Cannabis N.B. plans 10 privately run stores aimed at reducing black market

·2 min read
Lori Stickles, centre, is president and CEO of Cannabis N.B. and says they aim to cut back on the illicit market with the new stores.  (Legislative Assembly of New Brunswick - image credit)
Lori Stickles, centre, is president and CEO of Cannabis N.B. and says they aim to cut back on the illicit market with the new stores. (Legislative Assembly of New Brunswick - image credit)

Cannabis N.B. has selected 10 communities across the province where it wants privately run cannabis stores to cut back on black market marijuana sales.

But the Crown corporation's president and CEO told MLAs during a committee meeting Wednesday it will likely be difficult for those already selling other types of items to add cannabis to their stores.

"It's going to be very difficult for an existing retailer with other products that they're selling to just integrate cannabis into that," Lori Stickles said during the public accounts meeting in Fredericton.

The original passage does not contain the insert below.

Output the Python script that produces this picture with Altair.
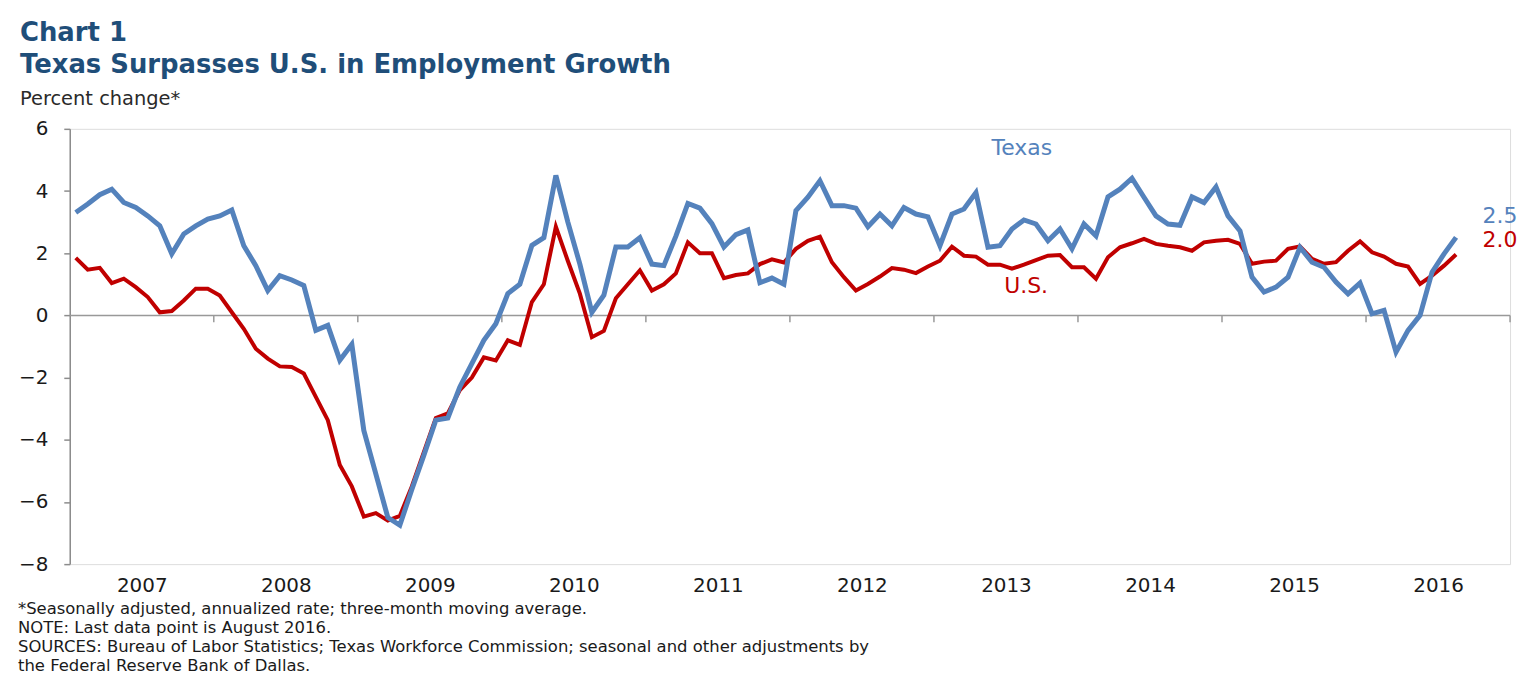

"If you have other people coming into your store to buy chips or pop or something else, that product is all going to have to be somewhere separate."

She said cannabis products would have to be kept out of sight for customers and can't be advertised.

Elizabeth Fraser/CBC
Elizabeth Fraser/CBC

The move to allow privately run stores represents a shift in the province's approach to selling cannabis after initially making the Crown corporation the exclusive legal supplier through 20 stores.

The Progressive Conservative government examined privatizing the entire operation, but opted against that last year. It then introduced legislation allowing some privately run stores.

Cannabis N.B. has issued requests for proposals for stores in Blackville, Bouctouche, Caraquet, Chipman, Dalhousie, Grand Bay-Westfield, Hampton, Saint Andrews, Saint-Quentin and Salisbury.

Staff told the committee that an estimated 50 per cent of cannabis sales are from the black market.

Stickles said the new shops aim to "hit those smaller areas of the province that are underserved and really allow us to go more head-to-head with the illicit market."

The stores won't carry Cannabis N.B. branding, but will sell products purchased wholesale from the corporation similar to N.B. Liquor agency stores. There will be a minimum retail price for the products, she said.

Legislative Assembly of New Brunswick
Legislative Assembly of New Brunswick

Ross Wetmore, MLA for Gagetown Petitcodiac, questioned whether the businesses will be able to make a profit.

"I think it's gonna be a very expensive business to be in," Wetmore said.

He asked whether illicit dispensaries could apply for the new stores.

Stickles said that would require those locations to undergo a fundamental shift in how they operate, given they're selling cannabis that doesn't come from Health Canada-approved growers.

"It would be basically a brand new operation that somebody would have to start up and they would have to play by all of the rules of Health Canada — no advertising, buying legal products," she said.

The RFP process is open until next month.